Last night, John McCain pulled something that has now become a bit of a debate trademark with him: announce in vague terms a solution to a major problem. Last time it was a spending freeze, announced and forgotten until last night when he repeated it again. But he added something last night, a proposal that the government buy up mortgages as a way of aiding homeowners. Of course, there was no way for Obama to respond; he had no idea what McCain was talking about. I was watching at headquarters and I remember blurting out that he had never said that before.

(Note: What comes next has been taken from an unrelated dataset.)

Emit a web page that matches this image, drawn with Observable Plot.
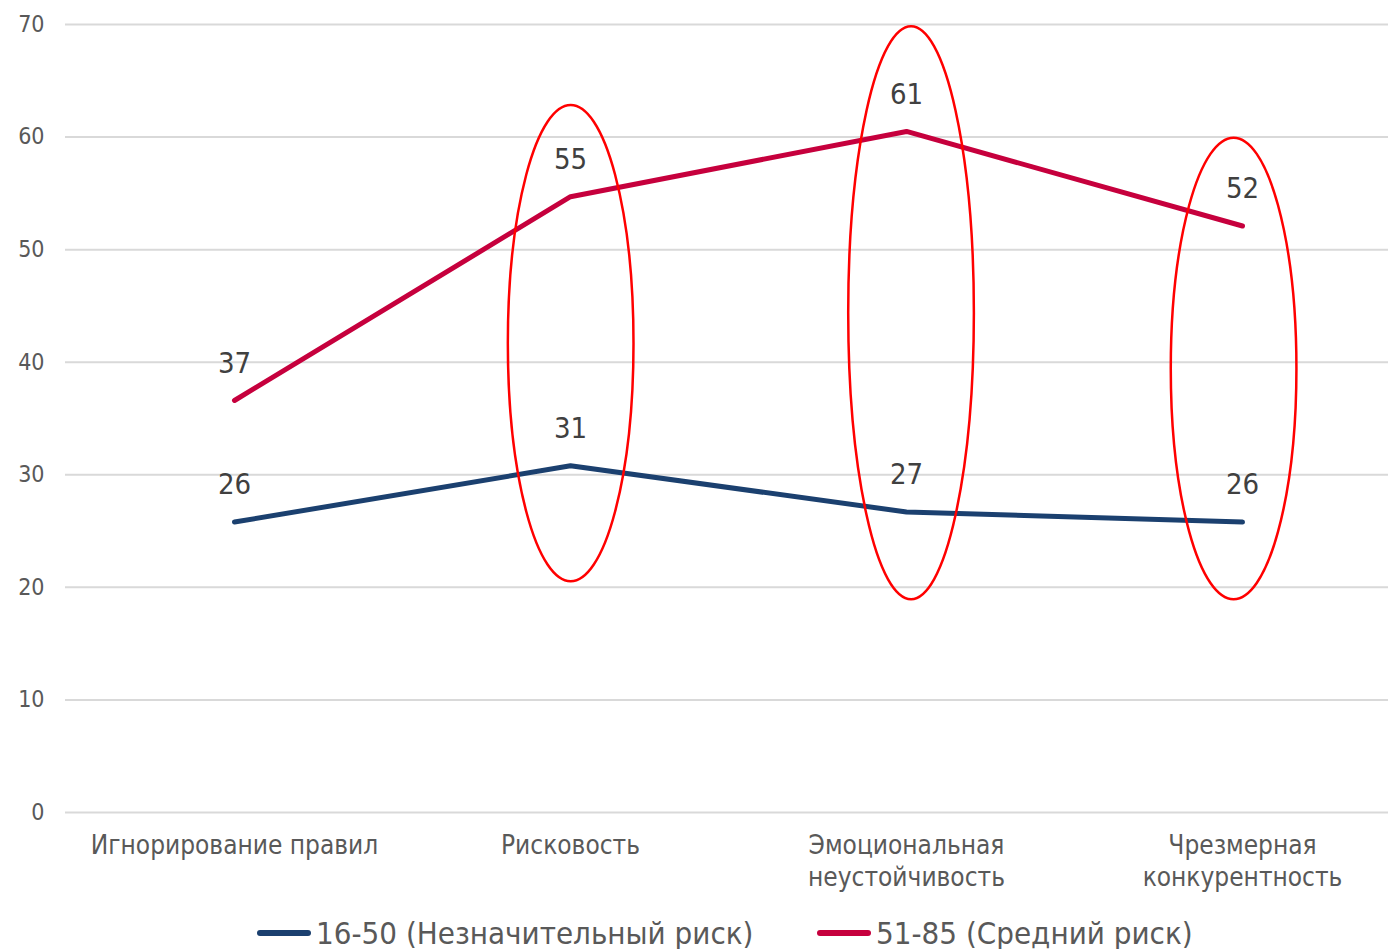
<!DOCTYPE html>
<html>
<head>
<meta charset="utf-8">
<script src="https://cdn.jsdelivr.net/npm/d3@7"></script>
<script src="https://cdn.jsdelivr.net/npm/@observablehq/plot@0.6"></script>
<style>
  html, body { margin: 0; padding: 0; background: #fff; overflow: hidden; }
  body { font-family: "DejaVu Sans Condensed", "DejaVu Sans", sans-serif; position: relative; width: 1388px; height: 949px; }
  .legend-item { position: absolute; top: 912px; height: 42px; display: flex; align-items: center; font-size: 31px; color: #595959; white-space: nowrap; }
  .legend-swatch { width: 54px; height: 6px; border-radius: 3px; margin-right: 5px; }
</style>
</head>
<body>
<div id="chart"></div>
<div id="legend"></div>
<script>
// Traits on the horizontal axis
const categories = [
  "Игнорирование правил",
  "Рисковость",
  "Эмоциональная\nнеустойчивость",
  "Чрезмерная\nконкурентность"
];

// Two risk groups
const seriesNames = ["16-50 (Незначительный риск)", "51-85 (Средний риск)"];
const lowRisk = [25.8, 30.8, 26.7, 25.8];
const mediumRisk = [36.6, 54.7, 60.5, 52.1];
const seriesColors = ["#1B406F", "#C6003D"];

// Value axis ticks
const yTicks = [0, 10, 20, 30, 40, 50, 60, 70];

// Highlighted traits, each circled by an ellipse spanning this value range
const highlighted = [categories[1], categories[2], categories[3]];
const highlightTop = [62.8, 69.8, 59.9];
const highlightBottom = [20.5, 18.9, 18.9];

const rows = categories.flatMap((c, i) => [
  {category: c, series: seriesNames[0], value: lowRisk[i]},
  {category: c, series: seriesNames[1], value: mediumRisk[i]}
]);

// small horizontal nudges of the ellipses, in category steps
const ellipseShift = [0.002, 0.015, -0.025];
const ellipseHalfWidth = 0.187;

function highlightEllipses(index, scales) {
  const x = scales.x, y = scales.y;
  const step = x(categories[1]) - x(categories[0]);
  const g = d3.create("svg:g")
    .attr("fill", "none")
    .attr("stroke", "#FF0000")
    .attr("stroke-width", 2.5);
  highlighted.forEach((c, i) => {
    const top = y(highlightTop[i]);
    const bottom = y(highlightBottom[i]);
    g.append("ellipse")
      .attr("cx", x(c) + ellipseShift[i] * step)
      .attr("cy", (top + bottom) / 2)
      .attr("rx", ellipseHalfWidth * step)
      .attr("ry", (bottom - top) / 2);
  });
  return g.node();
}

const chart = Plot.plot({
  width: 1388,
  height: 900,
  marginTop: 24,
  marginBottom: 88,
  marginLeft: 65,
  marginRight: -23,
  style: {
    fontFamily: '"DejaVu Sans Condensed", "DejaVu Sans", sans-serif',
    background: "#fff",
    overflow: "hidden"
  },
  x: {type: "point", domain: categories, padding: 0.5},
  y: {domain: [0, 70]},
  color: {domain: seriesNames, range: seriesColors},
  marks: [
    Plot.gridY(yTicks, {stroke: "#d9d9d9", strokeOpacity: 1, strokeWidth: 2}),
    Plot.axisY(yTicks, {tickSize: 0, tickPadding: 21, fontSize: 23, fill: "#595959", label: null}),
    Plot.axisX({tickSize: 0, tickPadding: 19, fontSize: 26, fill: "#595959", lineHeight: 1.23, label: null}),
    Plot.lineY(rows, {
      x: "category", y: "value", z: "series", stroke: "series",
      strokeWidth: 5, strokeLinecap: "round"
    }),
    Plot.text(rows, {
      x: "category", y: "value",
      text: d => String(Math.round(d.value)),
      dy: -37, fontSize: 29, fill: "#404040"
    }),
    highlightEllipses
  ]
});
document.getElementById("chart").appendChild(chart);

// Legend below the chart
const legend = document.getElementById("legend");
const legendLeft = [257, 817];
seriesNames.forEach((name, i) => {
  const item = document.createElement("div");
  item.className = "legend-item";
  item.style.left = legendLeft[i] + "px";
  const sw = document.createElement("span");
  sw.className = "legend-swatch";
  sw.style.background = seriesColors[i];
  const label = document.createElement("span");
  label.textContent = name;
  item.appendChild(sw);
  item.appendChild(label);
  legend.appendChild(item);
});
</script>
</body>
</html>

Per usual, the devil is in the details, and the details, which a McCain lackey dribbled out this morning, aren’t pretty. What might make sense is to have some sort of program to allow the homeowners to reduce the principal of their loan to market value. What doesn’t make sense is to have the government buy up the mortgages, thereby giving the banks who got us into this mess a bonanza. Of the two foregoing possibilities, guess which one McCain chose? Brad Delong explains:

The McCain plan is:

Take $300 billion.
Pay double current market value to banks that have troubled mortgages on their books, thus:
Give a present of $100 billion to the bankers who made the loans.

Acquire and regularize the mortgages of only two-thirds as many homeowners as could have been accomplished if the $300 billion were invested wisely.

There’s a big difference here: Democrats want to prevent depression and support the financial markets by investing taxpayer money in banks with troubled assets. Republicans want to give taxpayers money away to the shareholders and managers of banks with troubled assets.

Another minor point that I noticed last night. McCain said we have to keep housing prices up. Housing prices are artificially high. It makes no sense to try to sustain an artificial situation.